Key Points

  • AI-powered fraud shifts cybersecurity risk from systems to human decision-making, as speed, pressure, and trust let deception succeed without breaching infrastructure.

  • Amit Basu, VP, CIO & CISO at International Seaways, discussed how skipped verification and overconfidence in identity controls drive many costly breaches.

  • Organizations protect themselves by treating identity as critical, enforcing trust-then-verify processes, and using continuous verification to detect and stop attacks in minutes, not hours.

Cybersecurity’s frontline has moved straight into human decision-making. Modern attackers use AI to craft flawless, hyper-personalized messages that mimic colleagues, executives, and trusted partners through text, voice, and video. These tactics render old warning signs meaningless and expose a deeper weakness inside organizations. Breakdowns happen when pressure and convenience short-circuit established processes, allowing deception to succeed without ever touching a firewall.

Amit Basu is Vice President, CIO, and CISO for International Seaways, one of the world’s largest energy transportation companies, with more than 30 years of global experience across IT and cybersecurity. He leads the company’s digital transformation and enterprise cyber resilience efforts and serves on cybersecurity advisory boards at Pace University and Ithaca College. As a Founding Member of the Professional Association of CISOs, Basu operates at the intersection of academic thinking and operational risk, where security theory is constantly tested by real-world pressure.

"It’s often convenience and complacency that cost us, not a lack of technology. It's not enough to trust what we see or hear; it has to be substantial proof," Basu said. Under pressure, employees defer to urgency and authority, bypassing verification steps designed to protect the business. When that happens, even mature security programs fail, leaving organizations exposed to attacks that succeed through persuasion rather than technical force.

  • The urgency illusion: "Fake urgency, like quarter-end pressures, drives mistakes. These sham urgencies need to go, and employees who question unusual requests should be encouraged," Basu said. Creating a culture where employees feel safe to flag unusual requests is critical to preventing costly errors.

  • Identity crisis: Many high-profile breaches trace back to skipped procedures rather than missing tools, Basu said, pointing to a widely reported case where finance executives transferred more than $20 million after a deepfake call that a simple callback verification could have stopped. "The danger is assuming identity has already been proven. People believe multifactor authentication will always work, but as identity becomes the primary attack surface, that kind of trust creates blind spots attackers are quick to exploit."

  • Trust issues: "Every time I do something unusual, the system should ask me again," he continued, describing approaches like adaptive authentication and continuous verification. "The system can challenge you differently depending on where you’re logging in from, the time of access, or the resources you’re trying to reach." For high-risk actions, he advocated layered, out-of-band confirmation, such as a phone call or secondary approval, to ensure the request is legitimate.

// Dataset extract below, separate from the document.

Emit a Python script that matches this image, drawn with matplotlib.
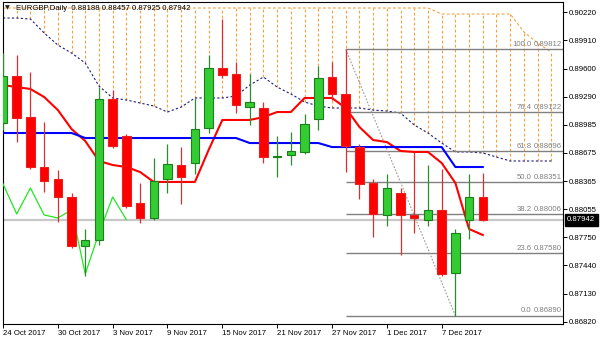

"It’s often convenience and complacency that cost us, not a lack of technology. It's not enough to trust what we see or hear; it has to be substantial proof."

Amit Basu

VP, CIO, CISO
International Seaways

Leadership ultimately determines whether identity risk is taken seriously or quietly tolerated. When senior executives underestimate identity fraud or fail to follow the same controls expected of employees, it signals that security is negotiable. Based on ongoing conversations with fellow CISOs, Basu says this gap remains widespread, especially at the board level, where cybersecurity is still framed as a technical concern rather than a business risk with direct financial consequences.

  • Seconds, not hours: "If your response time to an identity breach is measured in hours or days, you have already lost," Basu warned. "We must be able to detect and respond in seconds, or minutes at most." Speed is just as critical as verification. For sensitive roles, Basu insisted on phishing-resistant MFA tokens based on FIDO standards, paired with Identity Threat Detection and Response capabilities that can reduce detection time.

  • Digital body language: In complex environments like the global maritime supply chain, where brokers, port agents, and third parties multiply identity risk, Basu framed the challenge as a constant stress test for access controls. "It's very difficult for an AI to fake human behavior over long periods of time," he said, pointing to signals such as keystrokes, mouse movements, and access patterns. Continuous authentication built around this digital body language allows organizations to spot impersonation early and disrupt attacks that rely on maintaining a stolen identity rather than breaching a system outright.

AI now sits at the center of modern cybersecurity, amplifying both risk and resilience. It has stripped away the margin for error, rewarding attackers who move fast and punishing organizations that rely on trust without verification. At the same time, it offers defenders new ways to see patterns, surface anomalies, and respond at a speed no human team can sustain. The outcome depends less on the tools themselves and more on whether organizations anchor them to discipline, accountability, and proof.

"AI has turned deception into a perfect crime," Basu said. "It can generate tens or hundreds of thousands of hyper-personalized attacks at virtually no cost, with a level of precision humans could never reach." But the balance can shift. "Used correctly, AI gives defenders visibility and speed that humans alone can’t match. It changes what’s possible in detection and response."